Amazing how many people ask us that. On an astonishingly regular basis. I’m getting to the point where I want to say, BELIEVE ME, I will announce it to the world when we get an offer! I really feel for those women whose family and friends ask “Are you pregnant, yet?” We know you love us, support us, want only the best for us. But really, you are not helping.
At some point you’re doing everything you can and you just have to wait.
Here we are: waiting.
Today we stopped by our real estate agent’s office though. Dropped in on her after lunch. She’s so fabulous that she doesn’t care. She’s the best in town. I implicity trust in everything she’s doing.
“We just came to nag,” I tell her. “So you can tell us not to worry.”
And Donna hesitates at this point. I’m sure she’s going to tell us to worry. That she’s lost confidence. Maybe stopping in to see her wasn’t such a good idea.
“I don’t want you to think this is freaky,” she says, and hesitates.
Okay, “freaky” isn’t “you’ll never sell your house in this market.” I’m betting she’s going to suggest we bury the St. Joseph upside down in the back yard and I’m opening my mouth to tell her we already did, if only to shut my mother up.

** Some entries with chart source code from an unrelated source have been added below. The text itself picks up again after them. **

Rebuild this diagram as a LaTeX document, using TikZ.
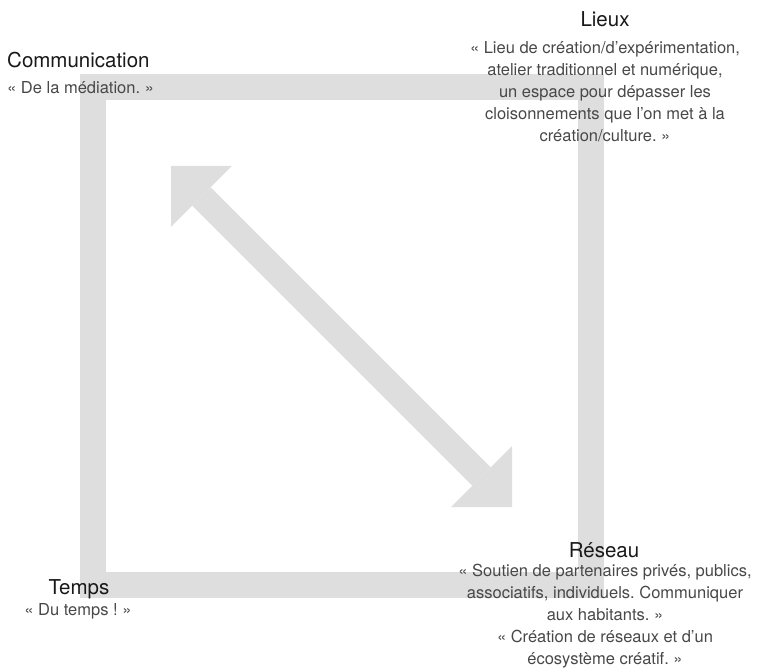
\documentclass[tikz,border=0pt]{standalone}
\usepackage{fontspec}
\setmainfont{TeX Gyre Heros}
\usepackage{tikz}
\usetikzlibrary{arrows.meta}
\definecolor{bandgray}{RGB}{222,222,222}
\definecolor{quotegray}{RGB}{72,72,72}
\frenchspacing

\begin{document}
\begin{tikzpicture}[
                x=1pt, y=-1pt, % pixel-like units, y pointing down
                title/.style={font=\fontsize{20.5}{24}\selectfont, text=black!90, inner sep=0pt}, % corner headings
                quote/.style={font=\fontsize{16.5}{22}\selectfont, text=quotegray, align=center, inner sep=0pt}, % quoted remarks
                band/.style={draw=bandgray, line width=26pt} % wide light grey strokes
                ]
                \useasboundingbox (0,0) rectangle (761,668);
                \draw[band] (93,87) rectangle (591,585); % square frame
                \coordinate (nw) at (171,166);
                \coordinate (se) at (512,507);
                \draw[band, {Triangle[length=43pt, width=86pt, line width=0pt]}-{Triangle[length=43pt, width=86pt, line width=0pt]}] (nw) -- (se);

                \node[title, anchor=base west] (comm) at (7,68) {Communication};
                \node[quote, anchor=base west] (commq) at (7,94) {« De la médiation. »};

                \node[title, anchor=base] (lieux) at (605,27) {Lieux};
                \node[quote, anchor=north] (lieuxq) at (605,41) {« Lieu de création/d’expérimentation,\\
                    atelier traditionnel et numérique,\\
                    un espace pour dépasser les\\
                    cloisonnements que l’on met à la\\
                    création/culture. »};

                \node[title, anchor=base] (reseau) at (604,557) {Réseau};
                \node[quote, anchor=north] (reseauq) at (605,564) {« Soutien de partenaires privés, publics,\\
                    associatifs, individuels. Communiquer\\
                    aux habitants. »\\
                    « Création de réseaux et d’un\\
                    écosystème créatif. »};

                \node[title, anchor=base] (temps) at (79,594) {Temps};
                \node[quote, anchor=base] (tempsq) at (78,615) {« Du temps ! »};
            \end{tikzpicture}
\end{document}
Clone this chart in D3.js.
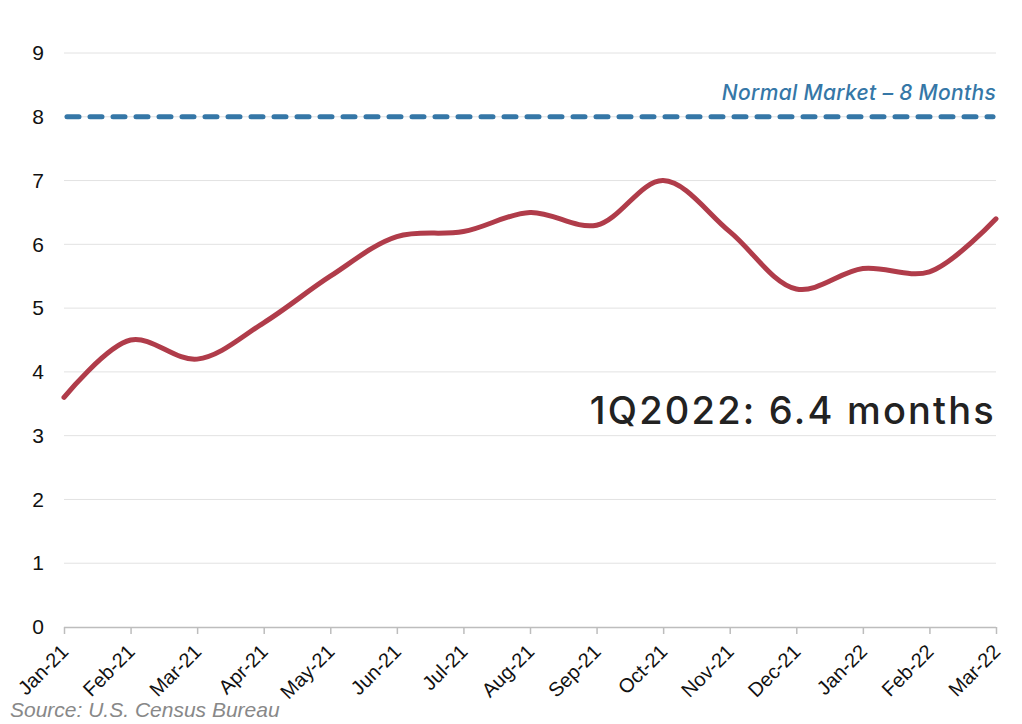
<!DOCTYPE html>
<html>
<head>
<meta charset="utf-8">
<script src="https://cdn.jsdelivr.net/npm/d3@7"></script>
<style>
  body { margin: 0; background: #fff; }
  svg { display: block; }
</style>
</head>
<body>
<svg id="chart"></svg>
<script>
// Months' supply of new homes
const months = ["Jan-21", "Feb-21", "Mar-21", "Apr-21", "May-21", "Jun-21", "Jul-21",
                "Aug-21", "Sep-21", "Oct-21", "Nov-21", "Dec-21", "Jan-22", "Feb-22", "Mar-22"];
const supply = [3.6, 4.5, 4.2, 4.77, 5.5, 6.12, 6.2, 6.5, 6.3, 7.0, 6.2, 5.3, 5.62, 5.57, 6.4];
const yTicks = [0, 1, 2, 3, 4, 5, 6, 7, 8, 9];
const normalMarket = 8;
const normalLabel = "Normal Market \u2013 8 Months";
const callout = "1Q2022: 6.4 months";
const source = "Source: U.S. Census Bureau";

const width = 1022;
const height = 724;
const margin = { top: 53, right: 26, bottom: 97, left: 64 };

const svg = d3.select("#chart")
    .attr("width", width)
    .attr("height", height);

const x = d3.scalePoint()
    .domain(months)
    .range([margin.left, width - margin.right]);

const y = d3.scaleLinear()
    .domain([0, 9])
    .range([height - margin.bottom, margin.top]);

// gridlines
svg.append("g")
    .selectAll("line")
    .data(yTicks.filter(d => d > 0))
    .enter()
    .append("line")
    .attr("x1", margin.left)
    .attr("x2", width - margin.right)
    .attr("y1", d => y(d))
    .attr("y2", d => y(d))
    .attr("stroke", "#e2e2e2")
    .attr("stroke-width", 1);

// y axis labels
const yAxis = d3.axisLeft(y).tickValues(yTicks).tickSize(0).tickPadding(20);
svg.append("g")
    .attr("transform", "translate(" + margin.left + ",0)")
    .call(yAxis)
    .call(g => g.select(".domain").remove())
    .selectAll("text")
    .attr("font-family", "Liberation Sans, Arial, sans-serif")
    .attr("font-size", 21)
    .attr("fill", "#111");

// x axis
const xAxis = d3.axisBottom(x).tickSizeOuter(0).tickSize(7);
const gx = svg.append("g")
    .attr("transform", "translate(0," + (height - margin.bottom) + ")")
    .call(xAxis);
gx.select(".domain").attr("stroke", "#bdbdbd").attr("stroke-width", 1.5)
    .attr("d", "M" + margin.left + ",0.5H" + (width - margin.right));
gx.selectAll(".tick line").attr("stroke", "#bdbdbd").attr("stroke-width", 1.5);
gx.selectAll("text")
    .attr("font-family", "Liberation Sans, Arial, sans-serif")
    .attr("font-size", 20)
    .attr("fill", "#111")
    .attr("text-anchor", "end")
    .attr("x", 0)
    .attr("y", 0)
    .attr("dy", 0)
    .attr("transform", "translate(5,26) rotate(-45)");

// normal market dashed line
svg.append("line")
    .attr("x1", margin.left + 3)
    .attr("x2", width - margin.right - 3)
    .attr("y1", y(normalMarket))
    .attr("y2", y(normalMarket))
    .attr("stroke", "#3577a7")
    .attr("stroke-width", 5)
    .attr("stroke-linecap", "round")
    .attr("stroke-dasharray", "12,11");

svg.append("text")
    .attr("x", width - margin.right)
    .attr("y", y(normalMarket) - 17)
    .attr("text-anchor", "end")
    .attr("font-family", "Inter, sans-serif")
    .attr("font-style", "italic")
    .attr("font-weight", 500)
    .attr("font-size", 21)
    .attr("letter-spacing", 0.3)
    .attr("fill", "#3577a7")
    .text(normalLabel);

// supply line
const line = d3.line()
    .x((d, i) => x(months[i]))
    .y(d => y(d))
    .curve(d3.curveCatmullRom.alpha(0.5));

svg.append("path")
    .datum(supply)
    .attr("d", line)
    .attr("fill", "none")
    .attr("stroke", "#b03c4a")
    .attr("stroke-width", 5)
    .attr("stroke-linejoin", "round")
    .attr("stroke-linecap", "round");

// callout
svg.append("text")
    .attr("x", width - margin.right)
    .attr("y", 424)
    .attr("text-anchor", "end")
    .attr("font-family", "Inter, sans-serif")
    .attr("font-weight", 500)
    .attr("font-size", 38)
    .attr("letter-spacing", 2.2)
    .attr("fill", "#222")
    .text(callout);

// source
svg.append("text")
    .attr("x", 10)
    .attr("y", 717)
    .attr("font-family", "Liberation Sans, Arial, sans-serif")
    .attr("font-style", "italic")
    .attr("font-size", 21)
    .attr("fill", "#888")
    .text(source);
</script>
</body>
</html>
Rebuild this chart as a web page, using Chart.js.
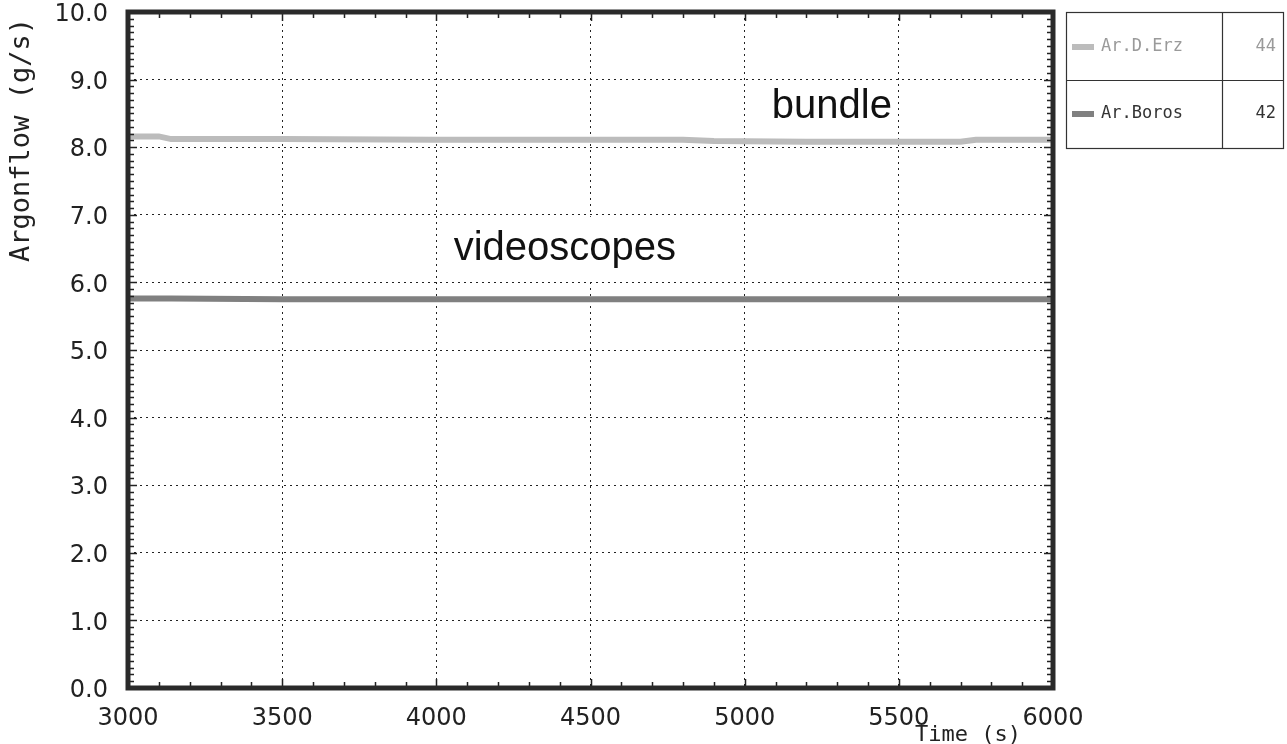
<!DOCTYPE html>
<html>
<head>
<meta charset="utf-8">
<title>Argonflow</title>
<script src="https://cdn.jsdelivr.net/npm/chart.js@4.4.1/dist/chart.umd.min.js"></script>
<style>
  html, body { margin: 0; padding: 0; background: #fff; }
  #wrap { width: 1287px; height: 744px; position: relative; }
</style>
</head>
<body>
<div id="wrap"><canvas id="c" width="1287" height="744"></canvas></div>
<script>
// Time axis (s) and the two argon flow channels (g/s)
const timeS      = [3000, 3100, 3140, 3500, 4000, 4500, 4800, 4900, 5200, 5500, 5700, 5750, 6000];
const arDErz     = [8.16, 8.16, 8.12, 8.12, 8.11, 8.11, 8.11, 8.09, 8.08, 8.08, 8.08, 8.11, 8.11];
const arBoros    = [5.76, 5.76, 5.76, 5.75, 5.75, 5.75, 5.75, 5.75, 5.75, 5.75, 5.75, 5.75, 5.75];

const seriesNames   = ['Ar.D.Erz', 'Ar.Boros'];
const seriesChannel = ['44', '42'];
const seriesColors  = ['#bcbcbc', '#808080'];
const seriesText    = ['#9a9a9a', '#333333'];

const xTicks = [3000, 3500, 4000, 4500, 5000, 5500, 6000];
const yTicks = [0, 1, 2, 3, 4, 5, 6, 7, 8, 9, 10];

// in-plot annotations, placed in data units
const notes = [
  { text: 'bundle',      x: 5283, y: 8.6, box: null },
  { text: 'videoscopes', x: 4417, y: 6.5, box: [4000, 4770, 6.0, 6.97] }
];

const monoFont = '"DejaVu Sans Mono", "Liberation Mono", monospace';
const tickFont = '"DejaVu Sans", "Liberation Sans", sans-serif';

const framePlugin = {
  id: 'frame',
  beforeDatasetsDraw(chart) {
    const { ctx, scales: { x, y } } = chart;
    ctx.save();
    // white backing behind annotation labels
    ctx.fillStyle = '#ffffff';
    notes.forEach(n => {
      if (!n.box) return;
      const x0 = x.getPixelForValue(n.box[0]) + 2, x1 = x.getPixelForValue(n.box[1]);
      const y0 = y.getPixelForValue(n.box[3]), y1 = y.getPixelForValue(n.box[2]) - 1;
      ctx.fillRect(x0, y0, x1 - x0, y1 - y0);
    });
    ctx.restore();
  },
  afterDatasetsDraw(chart) {
    const { ctx, chartArea: a, scales: { x, y } } = chart;
    ctx.save();
    // annotation labels
    ctx.fillStyle = '#111';
    ctx.font = '40px "Liberation Sans", Arial, sans-serif';
    ctx.textAlign = 'center';
    ctx.textBaseline = 'middle';
    notes.forEach(n => ctx.fillText(n.text, x.getPixelForValue(n.x), y.getPixelForValue(n.y)));

    // minor ticks, pointing inward on all four sides
    ctx.strokeStyle = '#222';
    ctx.lineWidth = 1.5;
    ctx.beginPath();
    for (let v = 0; v <= 100; v++) {
      const py = Math.round(y.getPixelForValue(v / 10)) + 0.5;
      const len = v % 10 === 0 ? 9 : 6;
      ctx.moveTo(a.left, py); ctx.lineTo(a.left + len, py);
      ctx.moveTo(a.right, py); ctx.lineTo(a.right - len, py);
    }
    for (let t = 3000; t <= 6000; t += 100) {
      const px = Math.round(x.getPixelForValue(t)) + 0.5;
      const len = t % 500 === 0 ? 9 : 6;
      ctx.moveTo(px, a.bottom); ctx.lineTo(px, a.bottom - len);
      ctx.moveTo(px, a.top); ctx.lineTo(px, a.top + len);
    }
    ctx.stroke();

    // heavy frame
    ctx.strokeStyle = '#2a2a2a';
    ctx.lineWidth = 5;
    ctx.strokeRect(a.left, a.top, a.right - a.left, a.bottom - a.top);

    // axis titles
    ctx.fillStyle = '#222';
    ctx.font = '22px ' + monoFont;
    ctx.textAlign = 'left';
    ctx.textBaseline = 'middle';
    ctx.fillText('Time (s)', 915, 735);
    ctx.font = '27px ' + monoFont;
    ctx.translate(22, 140);
    ctx.rotate(-Math.PI / 2);
    ctx.textAlign = 'center';
    ctx.fillText('Argonflow (g/s)', 0, 0);
    ctx.restore();

    // legend table
    ctx.save();
    const L = 1066, R = 1283, T = 12, B = 148, M = 80, D = 1222;
    ctx.strokeStyle = '#333';
    ctx.lineWidth = 1.2;
    ctx.strokeRect(L + 0.5, T + 0.5, R - L, B - T);
    ctx.beginPath();
    ctx.moveTo(L, M + 0.5); ctx.lineTo(R, M + 0.5);
    ctx.moveTo(D + 0.5, T); ctx.lineTo(D + 0.5, B);
    ctx.stroke();
    const rows = [(T + M) / 2 + 1, (M + B) / 2];
    ctx.font = '17px ' + monoFont;
    ctx.textBaseline = 'middle';
    seriesNames.forEach((name, i) => {
      const cy = rows[i];
      ctx.fillStyle = seriesColors[i];
      ctx.fillRect(1072, cy - 3, 22, 6);
      ctx.fillStyle = seriesText[i];
      ctx.textAlign = 'left';
      ctx.fillText(name, 1101, cy);
      ctx.textAlign = 'right';
      ctx.fillText(seriesChannel[i], 1276, cy);
    });
    ctx.restore();
  }
};

const ctx = document.getElementById('c').getContext('2d');
new Chart(ctx, {
  type: 'line',
  data: {
    datasets: [
      { label: seriesNames[0], data: timeS.map((t, i) => ({ x: t, y: arDErz[i] })),
        borderColor: seriesColors[0], borderWidth: 6, pointRadius: 0, tension: 0 },
      { label: seriesNames[1], data: timeS.map((t, i) => ({ x: t, y: arBoros[i] })),
        borderColor: seriesColors[1], borderWidth: 6, pointRadius: 0, tension: 0 }
    ]
  },
  options: {
    responsive: false,
    animation: false,
    devicePixelRatio: 1,
    layout: { autoPadding: false, padding: { top: 12, right: 234, left: 0, bottom: 0 } },
    plugins: { legend: { display: false }, tooltip: { enabled: false } },
    scales: {
      x: {
        type: 'linear', min: 3000, max: 6000,
        afterBuildTicks: s => { s.ticks = xTicks.map(v => ({ value: v })); },
        afterFit: s => { s.height = 56; s.paddingLeft = 0; s.paddingRight = 0; },
        ticks: { padding: 16, color: '#222', font: { family: tickFont, size: 24 }, maxRotation: 0,
                 callback: v => String(v) },
        grid: { color: '#222', lineWidth: 1, drawTicks: false },
        border: { display: false, dash: [2, 4] }
      },
      y: {
        type: 'linear', min: 0, max: 10,
        afterBuildTicks: s => { s.ticks = yTicks.map(v => ({ value: v })); },
        afterFit: s => { s.width = 128; s.paddingTop = 0; s.paddingBottom = 0; },
        ticks: { padding: 20, labelOffset: 3, color: '#222', font: { family: tickFont, size: 24 },
                 callback: v => Number(v).toFixed(1) },
        grid: { color: '#222', lineWidth: 1, drawTicks: false },
        border: { display: false, dash: [2, 4] }
      }
    }
  },
  plugins: [framePlugin]
});
</script>
</body>
</html>
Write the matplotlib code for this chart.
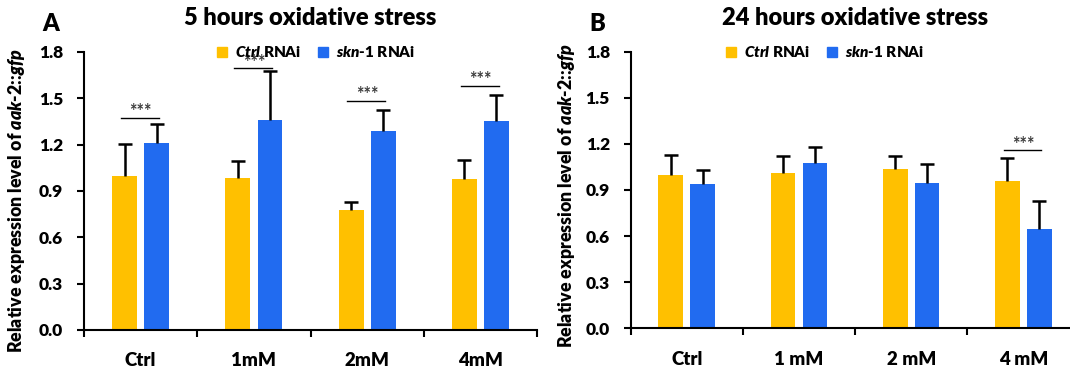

“But there is no reason your house isn’t selling,” she says. “The gardens are gorgeous right now. When we show the house, it just shines. Everything is perfect. You should have an offer by now.”
She takes a breath.
“What I want you to do is think about letting go.”
She goes on to tell us a few stories: the woman whose house wouldn’t sell in the hottest market ever, until her dog died and she confessed relief, because she’d been sure the dog would never survive the move; another woman whose completely updated house could not be sold and who emailed or called Donna every day telling her how no one would want it and it would never sell.
“I can’t explain it,” she says, “but I’ve seen it happen, over and over.”
Donna, freaky theory or no, is likely right on. When we first put the house on the market, I wrote a blog about how much I hated it. We have loved this house. Loved, loved, loved it. (Note my dutiful use of past tense.) We knew it was our ideal house the first time we saw it. We loved every minute of living here. We wouldn’t sell it, if we weren’t moving away.
But we ARE moving away. Away to Canada, to British Columbia, to Victoria. To a beautiful new house that we’ll love living in. It’s time to let this one go. It belongs to someone else now — we just don’t know who yet.
To prove it, this weekend we’ll start seriously packing. We’ll take our favorite stuff down off the walls and box it up. I’m depersonalizing. Withdrawing myself from the lathe and plaster, from the original wood trim and leaded glass. The reflecting pond we made, with its carefully balanace ecosystem, will delight someone else. I’m trading it all in for our new life. My pound of flesh. It’s a price I’m willing to pay, a sacrifice I’m willing to make.
My life lately is all about cutting, have you noticed? Not my forte at all.
But I’m getting good at it. Let it all go. What remains is the best part.